GOAL.
Reproduce nothing except the lines between the line with "Clone this chart in Apache ECharts." and the line with "const tauTicks = [0,10,20];", both ends included, and please leave out pictures.

EXTRACTED ENTRIES.
============================================================
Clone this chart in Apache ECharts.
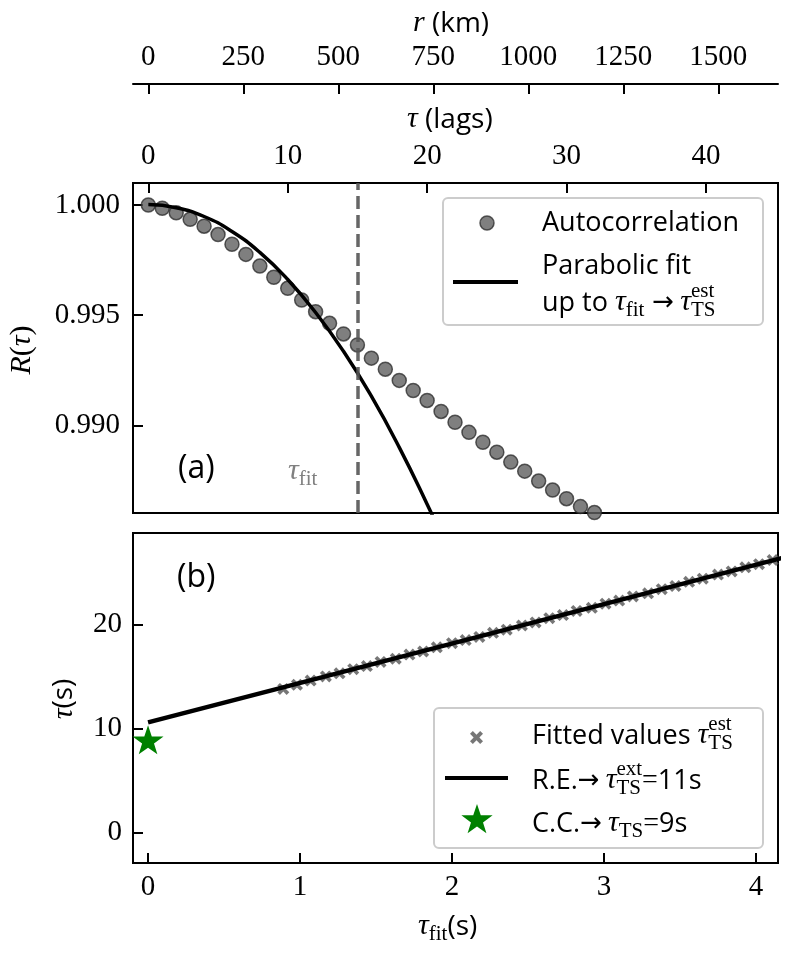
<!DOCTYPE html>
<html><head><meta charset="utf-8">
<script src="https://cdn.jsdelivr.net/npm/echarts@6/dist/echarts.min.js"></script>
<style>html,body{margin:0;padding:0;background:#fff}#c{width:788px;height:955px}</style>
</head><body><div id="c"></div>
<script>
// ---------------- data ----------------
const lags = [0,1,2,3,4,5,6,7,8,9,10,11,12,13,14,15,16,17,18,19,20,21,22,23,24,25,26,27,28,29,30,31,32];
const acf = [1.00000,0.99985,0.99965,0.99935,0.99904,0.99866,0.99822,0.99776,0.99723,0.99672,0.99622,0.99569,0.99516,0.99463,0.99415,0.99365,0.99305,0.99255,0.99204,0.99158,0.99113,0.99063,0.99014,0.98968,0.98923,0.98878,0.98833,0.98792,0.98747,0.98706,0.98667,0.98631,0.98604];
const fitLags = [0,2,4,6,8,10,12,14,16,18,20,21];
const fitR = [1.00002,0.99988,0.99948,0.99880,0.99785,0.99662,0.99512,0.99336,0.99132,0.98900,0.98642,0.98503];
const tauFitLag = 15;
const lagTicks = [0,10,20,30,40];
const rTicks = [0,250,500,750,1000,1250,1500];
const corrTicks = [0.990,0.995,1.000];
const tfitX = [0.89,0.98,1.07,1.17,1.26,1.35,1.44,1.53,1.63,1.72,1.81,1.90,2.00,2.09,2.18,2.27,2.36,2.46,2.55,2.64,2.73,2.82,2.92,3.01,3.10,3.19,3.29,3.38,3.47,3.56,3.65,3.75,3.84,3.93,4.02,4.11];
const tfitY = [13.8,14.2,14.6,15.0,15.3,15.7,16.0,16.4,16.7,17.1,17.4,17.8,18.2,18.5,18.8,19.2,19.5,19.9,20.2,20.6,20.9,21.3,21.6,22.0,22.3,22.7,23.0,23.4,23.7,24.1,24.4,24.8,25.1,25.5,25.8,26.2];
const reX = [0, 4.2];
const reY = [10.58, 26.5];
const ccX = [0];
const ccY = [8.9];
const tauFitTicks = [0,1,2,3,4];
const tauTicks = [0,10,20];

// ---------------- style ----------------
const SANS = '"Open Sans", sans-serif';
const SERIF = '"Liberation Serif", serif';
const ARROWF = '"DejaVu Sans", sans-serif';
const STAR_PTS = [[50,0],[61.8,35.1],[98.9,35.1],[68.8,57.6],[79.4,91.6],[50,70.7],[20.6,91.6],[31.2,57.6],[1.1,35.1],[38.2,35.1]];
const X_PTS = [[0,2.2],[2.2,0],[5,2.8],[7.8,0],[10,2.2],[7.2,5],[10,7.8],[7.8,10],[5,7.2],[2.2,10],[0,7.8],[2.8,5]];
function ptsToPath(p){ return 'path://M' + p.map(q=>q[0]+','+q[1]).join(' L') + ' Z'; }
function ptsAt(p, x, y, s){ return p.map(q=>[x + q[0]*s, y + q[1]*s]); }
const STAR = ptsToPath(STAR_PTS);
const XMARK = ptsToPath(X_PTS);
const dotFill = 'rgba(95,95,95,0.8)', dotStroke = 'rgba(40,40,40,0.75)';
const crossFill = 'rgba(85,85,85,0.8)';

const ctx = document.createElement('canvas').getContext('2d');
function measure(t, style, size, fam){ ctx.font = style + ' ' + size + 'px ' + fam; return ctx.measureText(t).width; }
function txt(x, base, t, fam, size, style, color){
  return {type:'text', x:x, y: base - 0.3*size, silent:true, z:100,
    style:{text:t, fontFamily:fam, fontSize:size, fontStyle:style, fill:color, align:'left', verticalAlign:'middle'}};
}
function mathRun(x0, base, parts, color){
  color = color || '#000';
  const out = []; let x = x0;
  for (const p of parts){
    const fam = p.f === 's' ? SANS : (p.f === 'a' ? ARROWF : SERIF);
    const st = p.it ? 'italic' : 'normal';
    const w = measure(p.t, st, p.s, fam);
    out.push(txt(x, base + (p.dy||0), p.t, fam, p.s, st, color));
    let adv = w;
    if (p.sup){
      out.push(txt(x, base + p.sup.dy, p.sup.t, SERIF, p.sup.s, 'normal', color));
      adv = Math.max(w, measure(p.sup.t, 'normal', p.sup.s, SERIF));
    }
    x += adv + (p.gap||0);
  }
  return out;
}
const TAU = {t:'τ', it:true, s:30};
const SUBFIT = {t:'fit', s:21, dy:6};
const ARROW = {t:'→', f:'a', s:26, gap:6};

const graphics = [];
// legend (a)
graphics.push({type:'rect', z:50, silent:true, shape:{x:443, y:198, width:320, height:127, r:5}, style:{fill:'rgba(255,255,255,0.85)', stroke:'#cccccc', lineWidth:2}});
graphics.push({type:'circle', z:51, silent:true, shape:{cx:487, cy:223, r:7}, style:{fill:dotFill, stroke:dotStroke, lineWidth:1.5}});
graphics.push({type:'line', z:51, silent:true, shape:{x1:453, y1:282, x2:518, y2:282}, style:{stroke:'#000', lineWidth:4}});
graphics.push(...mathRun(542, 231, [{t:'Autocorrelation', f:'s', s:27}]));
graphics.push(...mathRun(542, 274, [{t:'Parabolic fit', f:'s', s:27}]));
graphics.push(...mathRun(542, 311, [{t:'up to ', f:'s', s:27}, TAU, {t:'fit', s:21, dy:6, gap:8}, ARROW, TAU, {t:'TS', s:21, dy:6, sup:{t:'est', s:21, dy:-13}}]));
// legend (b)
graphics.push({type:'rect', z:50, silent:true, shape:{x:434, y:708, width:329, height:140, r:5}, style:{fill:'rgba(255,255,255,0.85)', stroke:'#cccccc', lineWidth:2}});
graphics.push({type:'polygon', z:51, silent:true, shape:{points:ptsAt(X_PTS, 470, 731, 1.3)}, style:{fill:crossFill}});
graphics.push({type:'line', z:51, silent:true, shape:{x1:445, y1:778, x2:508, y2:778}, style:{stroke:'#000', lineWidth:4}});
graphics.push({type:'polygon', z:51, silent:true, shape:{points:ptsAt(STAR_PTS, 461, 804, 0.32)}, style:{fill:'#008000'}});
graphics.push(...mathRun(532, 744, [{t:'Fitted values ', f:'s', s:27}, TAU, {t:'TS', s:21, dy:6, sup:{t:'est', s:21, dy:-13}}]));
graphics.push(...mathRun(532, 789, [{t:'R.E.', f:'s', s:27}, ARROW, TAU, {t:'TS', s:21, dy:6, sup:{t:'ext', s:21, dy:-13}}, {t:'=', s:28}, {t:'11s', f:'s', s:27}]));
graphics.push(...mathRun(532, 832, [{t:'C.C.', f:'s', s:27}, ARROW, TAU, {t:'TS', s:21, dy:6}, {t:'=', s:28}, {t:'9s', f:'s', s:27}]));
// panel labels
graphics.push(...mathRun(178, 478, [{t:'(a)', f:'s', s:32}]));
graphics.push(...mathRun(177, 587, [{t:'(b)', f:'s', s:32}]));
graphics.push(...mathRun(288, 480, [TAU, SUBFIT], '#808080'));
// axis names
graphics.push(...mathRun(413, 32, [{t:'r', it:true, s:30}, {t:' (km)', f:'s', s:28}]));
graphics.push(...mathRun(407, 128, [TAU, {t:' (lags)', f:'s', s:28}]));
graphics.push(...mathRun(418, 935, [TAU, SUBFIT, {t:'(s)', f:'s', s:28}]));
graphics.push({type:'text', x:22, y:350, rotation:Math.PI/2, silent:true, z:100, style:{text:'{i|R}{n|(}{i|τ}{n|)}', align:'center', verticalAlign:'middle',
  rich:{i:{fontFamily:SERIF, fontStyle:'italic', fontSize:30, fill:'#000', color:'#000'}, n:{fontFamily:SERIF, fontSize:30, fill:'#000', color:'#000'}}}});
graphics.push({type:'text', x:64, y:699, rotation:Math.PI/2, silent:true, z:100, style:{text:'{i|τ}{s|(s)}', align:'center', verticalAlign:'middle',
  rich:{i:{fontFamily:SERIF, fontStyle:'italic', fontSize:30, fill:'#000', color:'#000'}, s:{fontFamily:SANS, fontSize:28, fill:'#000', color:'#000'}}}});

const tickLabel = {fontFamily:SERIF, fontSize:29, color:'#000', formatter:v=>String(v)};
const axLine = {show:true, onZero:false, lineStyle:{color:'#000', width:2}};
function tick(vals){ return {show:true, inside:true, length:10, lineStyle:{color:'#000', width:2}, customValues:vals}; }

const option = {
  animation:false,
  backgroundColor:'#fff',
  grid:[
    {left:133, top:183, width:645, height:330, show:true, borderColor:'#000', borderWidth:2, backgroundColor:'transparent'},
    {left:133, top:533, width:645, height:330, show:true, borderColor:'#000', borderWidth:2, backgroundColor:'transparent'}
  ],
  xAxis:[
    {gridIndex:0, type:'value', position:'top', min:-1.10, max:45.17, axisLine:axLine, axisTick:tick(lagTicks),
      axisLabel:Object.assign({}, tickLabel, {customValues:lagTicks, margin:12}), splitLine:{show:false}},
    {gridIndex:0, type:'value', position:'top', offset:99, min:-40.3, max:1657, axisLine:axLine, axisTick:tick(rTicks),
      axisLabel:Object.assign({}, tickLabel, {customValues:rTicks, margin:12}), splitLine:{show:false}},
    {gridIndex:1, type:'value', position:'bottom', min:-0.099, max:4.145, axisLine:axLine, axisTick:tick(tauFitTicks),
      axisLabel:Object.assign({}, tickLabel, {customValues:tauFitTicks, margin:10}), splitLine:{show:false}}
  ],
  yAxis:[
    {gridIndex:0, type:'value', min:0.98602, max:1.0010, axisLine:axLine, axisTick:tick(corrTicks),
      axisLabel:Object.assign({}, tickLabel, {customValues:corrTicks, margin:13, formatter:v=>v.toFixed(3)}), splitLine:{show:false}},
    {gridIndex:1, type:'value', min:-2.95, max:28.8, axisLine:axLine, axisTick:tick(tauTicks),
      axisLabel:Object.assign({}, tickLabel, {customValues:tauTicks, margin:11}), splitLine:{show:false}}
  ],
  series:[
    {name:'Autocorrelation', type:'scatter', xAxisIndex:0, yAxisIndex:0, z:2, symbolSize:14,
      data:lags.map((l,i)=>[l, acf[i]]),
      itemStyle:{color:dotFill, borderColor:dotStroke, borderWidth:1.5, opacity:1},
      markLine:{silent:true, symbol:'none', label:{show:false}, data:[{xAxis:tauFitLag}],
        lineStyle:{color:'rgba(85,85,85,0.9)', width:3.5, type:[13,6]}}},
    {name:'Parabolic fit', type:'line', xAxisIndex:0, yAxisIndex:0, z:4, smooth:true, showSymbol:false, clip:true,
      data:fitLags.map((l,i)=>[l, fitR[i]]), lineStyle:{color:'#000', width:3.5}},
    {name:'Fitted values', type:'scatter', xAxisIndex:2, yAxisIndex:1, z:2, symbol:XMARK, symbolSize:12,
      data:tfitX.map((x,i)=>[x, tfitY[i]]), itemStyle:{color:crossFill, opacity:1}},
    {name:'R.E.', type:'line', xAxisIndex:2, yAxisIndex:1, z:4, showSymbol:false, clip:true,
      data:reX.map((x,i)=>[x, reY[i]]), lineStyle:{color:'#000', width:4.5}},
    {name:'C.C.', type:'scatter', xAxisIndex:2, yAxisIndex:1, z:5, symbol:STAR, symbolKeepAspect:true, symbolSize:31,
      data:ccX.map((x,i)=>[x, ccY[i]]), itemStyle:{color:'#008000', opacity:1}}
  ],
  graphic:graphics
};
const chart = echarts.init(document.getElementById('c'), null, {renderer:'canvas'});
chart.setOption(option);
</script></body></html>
============================================================
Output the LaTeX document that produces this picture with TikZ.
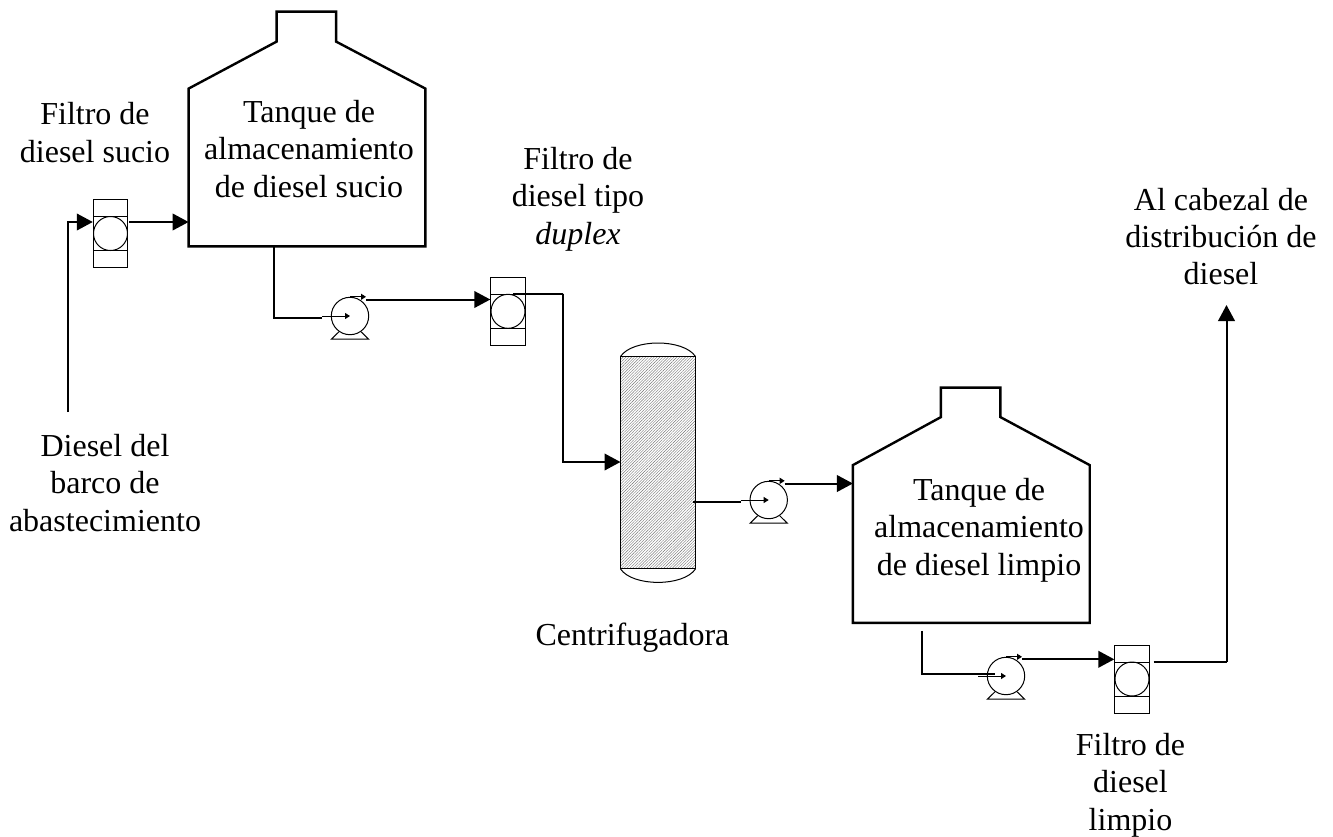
============================================================
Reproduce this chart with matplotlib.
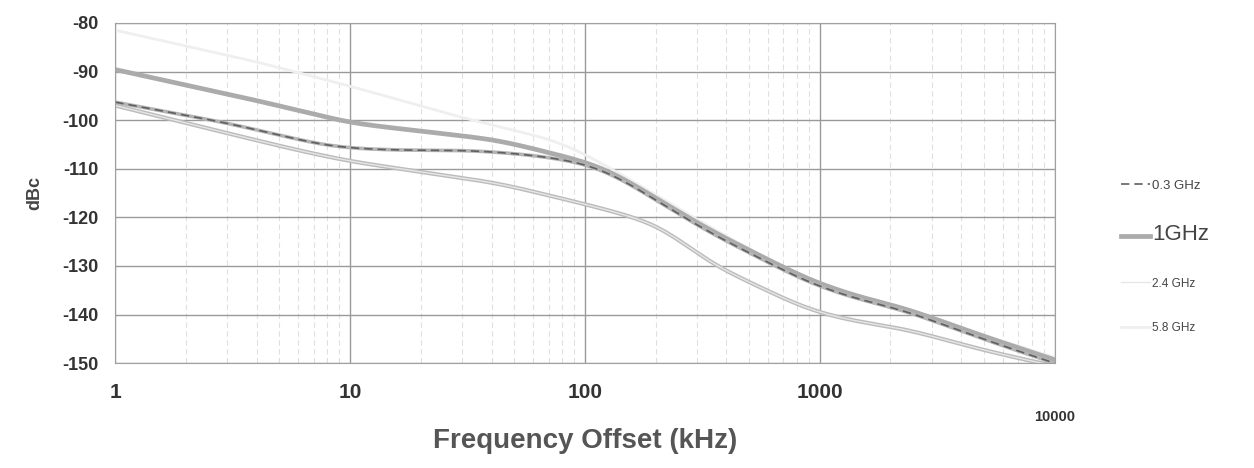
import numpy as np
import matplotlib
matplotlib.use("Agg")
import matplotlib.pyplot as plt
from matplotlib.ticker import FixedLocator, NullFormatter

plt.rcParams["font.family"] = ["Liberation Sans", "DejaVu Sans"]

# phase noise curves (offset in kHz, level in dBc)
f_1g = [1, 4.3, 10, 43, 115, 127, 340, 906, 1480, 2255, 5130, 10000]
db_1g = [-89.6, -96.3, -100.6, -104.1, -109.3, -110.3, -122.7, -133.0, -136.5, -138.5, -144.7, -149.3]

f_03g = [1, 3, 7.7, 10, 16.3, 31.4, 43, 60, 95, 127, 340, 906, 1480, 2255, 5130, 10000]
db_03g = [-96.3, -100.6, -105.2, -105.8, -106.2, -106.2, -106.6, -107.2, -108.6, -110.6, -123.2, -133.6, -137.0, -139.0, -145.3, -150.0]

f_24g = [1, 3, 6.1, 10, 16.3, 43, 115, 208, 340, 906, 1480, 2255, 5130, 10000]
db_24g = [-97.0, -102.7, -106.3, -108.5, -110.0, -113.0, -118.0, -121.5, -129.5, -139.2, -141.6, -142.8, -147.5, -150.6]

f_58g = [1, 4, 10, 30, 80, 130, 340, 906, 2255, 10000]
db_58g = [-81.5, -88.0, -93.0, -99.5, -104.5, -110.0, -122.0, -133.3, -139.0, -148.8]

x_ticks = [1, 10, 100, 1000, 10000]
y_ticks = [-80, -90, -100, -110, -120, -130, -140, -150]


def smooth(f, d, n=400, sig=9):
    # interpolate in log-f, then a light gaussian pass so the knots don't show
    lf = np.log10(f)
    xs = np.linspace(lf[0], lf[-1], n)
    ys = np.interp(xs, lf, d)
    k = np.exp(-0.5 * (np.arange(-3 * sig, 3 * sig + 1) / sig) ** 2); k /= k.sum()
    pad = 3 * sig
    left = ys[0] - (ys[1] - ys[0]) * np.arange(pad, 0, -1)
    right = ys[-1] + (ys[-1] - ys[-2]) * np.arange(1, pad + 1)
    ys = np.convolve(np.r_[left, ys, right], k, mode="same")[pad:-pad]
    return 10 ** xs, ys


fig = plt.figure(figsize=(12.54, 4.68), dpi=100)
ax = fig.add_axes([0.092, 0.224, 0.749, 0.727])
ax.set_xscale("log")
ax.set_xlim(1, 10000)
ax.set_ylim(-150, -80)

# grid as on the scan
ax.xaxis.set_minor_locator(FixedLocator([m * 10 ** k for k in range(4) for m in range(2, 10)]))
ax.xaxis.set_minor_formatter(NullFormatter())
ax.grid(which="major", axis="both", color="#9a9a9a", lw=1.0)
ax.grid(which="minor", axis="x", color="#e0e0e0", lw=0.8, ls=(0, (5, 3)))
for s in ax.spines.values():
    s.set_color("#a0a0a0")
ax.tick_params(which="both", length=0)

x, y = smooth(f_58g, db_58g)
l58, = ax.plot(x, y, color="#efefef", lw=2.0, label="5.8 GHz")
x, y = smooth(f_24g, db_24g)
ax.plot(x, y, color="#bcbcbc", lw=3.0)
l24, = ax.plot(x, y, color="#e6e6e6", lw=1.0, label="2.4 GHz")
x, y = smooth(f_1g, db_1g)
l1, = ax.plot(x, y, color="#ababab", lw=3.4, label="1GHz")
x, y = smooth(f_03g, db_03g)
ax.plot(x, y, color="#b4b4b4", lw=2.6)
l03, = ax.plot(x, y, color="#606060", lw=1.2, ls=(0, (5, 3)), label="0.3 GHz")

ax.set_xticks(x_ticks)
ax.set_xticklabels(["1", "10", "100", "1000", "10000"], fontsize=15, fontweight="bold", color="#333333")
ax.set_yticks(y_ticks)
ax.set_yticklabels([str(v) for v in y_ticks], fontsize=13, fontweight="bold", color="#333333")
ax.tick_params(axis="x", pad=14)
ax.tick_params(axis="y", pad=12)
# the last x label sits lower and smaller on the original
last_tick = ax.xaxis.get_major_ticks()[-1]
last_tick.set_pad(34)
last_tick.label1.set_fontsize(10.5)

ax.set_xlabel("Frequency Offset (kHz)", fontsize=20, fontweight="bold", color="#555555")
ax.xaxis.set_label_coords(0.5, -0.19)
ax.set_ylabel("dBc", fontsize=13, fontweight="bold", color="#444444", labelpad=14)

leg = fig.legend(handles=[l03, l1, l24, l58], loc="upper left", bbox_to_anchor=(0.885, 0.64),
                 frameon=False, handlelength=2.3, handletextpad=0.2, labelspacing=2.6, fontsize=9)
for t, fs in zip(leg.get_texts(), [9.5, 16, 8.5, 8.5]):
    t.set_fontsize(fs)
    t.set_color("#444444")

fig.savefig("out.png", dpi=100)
============================================================
FINISHED TASK.
Clone this chart in Apache ECharts.
<!DOCTYPE html>
<html><head><meta charset="utf-8">
<script src="https://cdn.jsdelivr.net/npm/echarts@6/dist/echarts.min.js"></script>
<style>html,body{margin:0;padding:0;background:#fff}#c{width:788px;height:955px}</style>
</head><body><div id="c"></div>
<script>
// ---------------- data ----------------
const lags = [0,1,2,3,4,5,6,7,8,9,10,11,12,13,14,15,16,17,18,19,20,21,22,23,24,25,26,27,28,29,30,31,32];
const acf = [1.00000,0.99985,0.99965,0.99935,0.99904,0.99866,0.99822,0.99776,0.99723,0.99672,0.99622,0.99569,0.99516,0.99463,0.99415,0.99365,0.99305,0.99255,0.99204,0.99158,0.99113,0.99063,0.99014,0.98968,0.98923,0.98878,0.98833,0.98792,0.98747,0.98706,0.98667,0.98631,0.98604];
const fitLags = [0,2,4,6,8,10,12,14,16,18,20,21];
const fitR = [1.00002,0.99988,0.99948,0.99880,0.99785,0.99662,0.99512,0.99336,0.99132,0.98900,0.98642,0.98503];
const tauFitLag = 15;
const lagTicks = [0,10,20,30,40];
const rTicks = [0,250,500,750,1000,1250,1500];
const corrTicks = [0.990,0.995,1.000];
const tfitX = [0.89,0.98,1.07,1.17,1.26,1.35,1.44,1.53,1.63,1.72,1.81,1.90,2.00,2.09,2.18,2.27,2.36,2.46,2.55,2.64,2.73,2.82,2.92,3.01,3.10,3.19,3.29,3.38,3.47,3.56,3.65,3.75,3.84,3.93,4.02,4.11];
const tfitY = [13.8,14.2,14.6,15.0,15.3,15.7,16.0,16.4,16.7,17.1,17.4,17.8,18.2,18.5,18.8,19.2,19.5,19.9,20.2,20.6,20.9,21.3,21.6,22.0,22.3,22.7,23.0,23.4,23.7,24.1,24.4,24.8,25.1,25.5,25.8,26.2];
const reX = [0, 4.2];
const reY = [10.58, 26.5];
const ccX = [0];
const ccY = [8.9];
const tauFitTicks = [0,1,2,3,4];
const tauTicks = [0,10,20];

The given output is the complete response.